I was lucky, my very first teacher, when I was 18, sat me down and showed me how a pencil works and showed me the shapes in the things that I was drawing. I only had that teacher for five or six months, but he literally changed the course of my life… in one lesson!
After school I went into a small print shop where I pretty much had to work it out myself. I learned a huge amount about type and the technicalities of Letraset and and wonderful machine called a headliner that produced crisp type on a strip of photo paper. All the time I was drawing and teaching myself with books from the library, trying stuff out. I then worked with a sign writer who really did instruct me. Like Myron says of his students in this video. I still feel him breathing over my shoulder as he points out where I’m going wrong all these years later!
Later I I worked for the land registry and had very strict training in watercolour wash techniques, which have stood me in good stead ever since.
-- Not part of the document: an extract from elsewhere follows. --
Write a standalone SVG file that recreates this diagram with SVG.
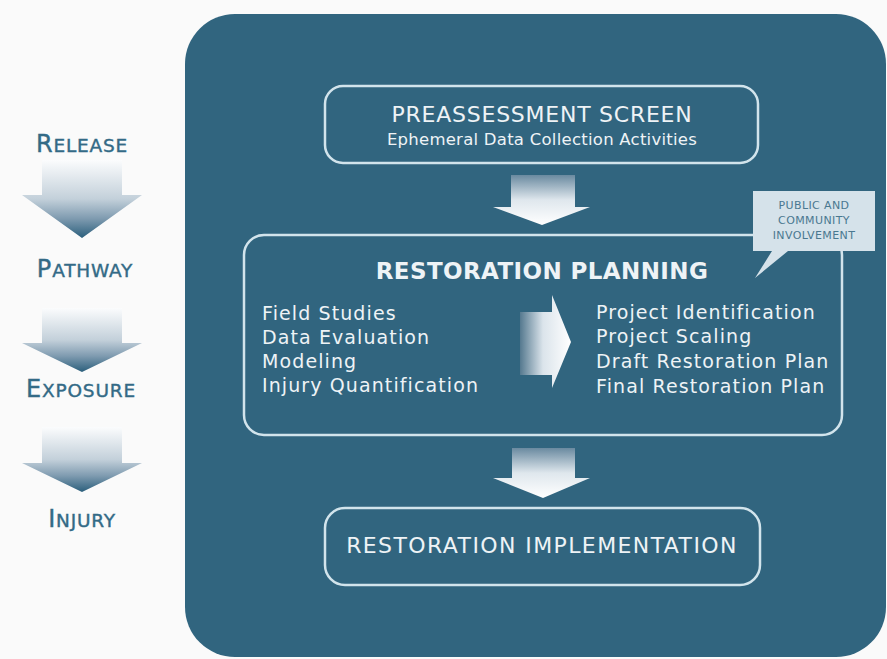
<svg xmlns="http://www.w3.org/2000/svg" width="887" height="659" viewBox="0 0 887 659">
  <defs>
    <linearGradient id="gLeft" x1="0" y1="0" x2="0" y2="1">
      <stop offset="0" stop-color="#fbfcfd"/>
      <stop offset="0.5" stop-color="#c3d0da"/>
      <stop offset="0.75" stop-color="#7f9bb0"/>
      <stop offset="1" stop-color="#2b5f7c"/>
    </linearGradient>
    <linearGradient id="gDown" x1="0" y1="0" x2="0" y2="1">
      <stop offset="0" stop-color="#6a8aa0"/>
      <stop offset="0.5" stop-color="#dfe7ed"/>
      <stop offset="1" stop-color="#ffffff"/>
    </linearGradient>
    <linearGradient id="gRight" x1="0" y1="0" x2="1" y2="0">
      <stop offset="0" stop-color="#55798f"/>
      <stop offset="0.45" stop-color="#dbe4eb"/>
      <stop offset="1" stop-color="#ffffff"/>
    </linearGradient>
    <style>
      .lbl { font-family: "DejaVu Sans", "Liberation Sans", sans-serif; fill: #336a86; stroke: #336a86; stroke-width: 0.4; text-anchor: middle; font-size: 18.5px; letter-spacing: 0.8px; }
      .big { font-size: 24px; }
      .box { fill: none; stroke: #d2e4ec; stroke-width: 2.5; }
      .wt { font-family: "DejaVu Sans", "Liberation Sans", sans-serif; fill: #eef3f6; }
      .item { font-size: 19px; letter-spacing: 1.1px; }
      .call { font-family: "DejaVu Sans", "Liberation Sans", sans-serif; fill: #4a7890; font-size: 11px; letter-spacing: 0.4px; text-anchor: middle; }
    </style>
  </defs>
  <rect width="887" height="659" fill="#fafafa"/>

  <g id="panel">
    <rect x="185" y="14" width="701" height="643" rx="50" fill="#31657f"/>
  </g>

  <g id="connectors">
    <path d="M42,160 H122 V195 H142 L82,238 L22,195 H42 Z" fill="url(#gLeft)"/>
    <path d="M42,308 H122 V343 H142 L82,372 L22,343 H42 Z" fill="url(#gLeft)"/>
    <path d="M42,427 H122 V463 H142 L82,492 L22,463 H42 Z" fill="url(#gLeft)"/>
    <path d="M511,175 H575 V207 H590 L542,225 L493,207 H511 Z" fill="url(#gDown)"/>
    <path d="M512,448 H575 V478 H590 L543,498 L493,478 H512 Z" fill="url(#gDown)"/>
    <path d="M520,312 H552 V295 L571,342 L552,388 V375 H520 Z" fill="url(#gRight)"/>
  </g>

  <g id="release">
    <text class="lbl" x="82" y="152"><tspan class="big">R</tspan>ELEASE</text>
  </g>
  <g id="pathway">
    <text class="lbl" x="85" y="277"><tspan class="big">P</tspan>ATHWAY</text>
  </g>
  <g id="exposure">
    <text class="lbl" x="81" y="397"><tspan class="big">E</tspan>XPOSURE</text>
  </g>
  <g id="injury">
    <text class="lbl" x="82" y="527"><tspan class="big">I</tspan>NJURY</text>
  </g>

  <g id="preassessment">
    <rect class="box" x="325" y="86" width="433" height="77" rx="18"/>
    <text class="wt" x="542" y="122" font-size="22" text-anchor="middle" letter-spacing="0.75">PREASSESSMENT SCREEN</text>
    <text class="wt" x="542" y="145" font-size="16.5" text-anchor="middle" letter-spacing="0.25">Ephemeral Data Collection Activities</text>
  </g>

  <g id="planning">
    <rect class="box" x="244" y="235" width="598" height="200" rx="20"/>
    <text class="wt" x="542" y="279" font-size="23" font-weight="bold" text-anchor="middle" letter-spacing="0.4">RESTORATION PLANNING</text>
    <text class="wt item" x="262" y="320">Field Studies</text>
    <text class="wt item" x="262" y="344">Data Evaluation</text>
    <text class="wt item" x="262" y="368">Modeling</text>
    <text class="wt item" x="262" y="392">Injury Quantification</text>
    <text class="wt item" x="596" y="319">Project Identification</text>
    <text class="wt item" x="596" y="343">Project Scaling</text>
    <text class="wt item" x="596" y="368">Draft Restoration Plan</text>
    <text class="wt item" x="596" y="393">Final Restoration Plan</text>
  </g>

  <g id="public-involvement">
    <path d="M753,191 H875 V251 H788 L755,278 L772,251 H753 Z" fill="#d5e2ea"/>
    <text class="call" x="814" y="209">PUBLIC AND</text>
    <text class="call" x="814" y="224">COMMUNITY</text>
    <text class="call" x="814" y="239">INVOLVEMENT</text>
  </g>

  <g id="implementation">
    <rect class="box" x="325" y="508" width="435" height="77" rx="20"/>
    <text class="wt" x="542" y="553" font-size="22" text-anchor="middle" letter-spacing="1.4">RESTORATION IMPLEMENTATION</text>
  </g>
</svg>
Art college was three years of working it out myself. We received no instruction at all. In fact I often had to teach the skills I’d learned in the real world to my fellow students and on a couple of occasions to visiting lecturers! Our Lecturers “didn’t want to spoil out raw talent,” so they gave us a project and went to the pub for the rest of the week. Looking back, we floundered. Most never bothered coming in to college – there weren’t any classes to attend and if a lecture was arranged we’d got so out of the habit of attending no one ever went. It must have been soul destroying for the lecturers.
Myron is right. If you are serious, learn and get trained somehow. Then rebel after you know what you are doing and add your bit to the world of art and it’s body of work, but if you just rely on talent, you have a very long and hard and lonely journey ahead of you.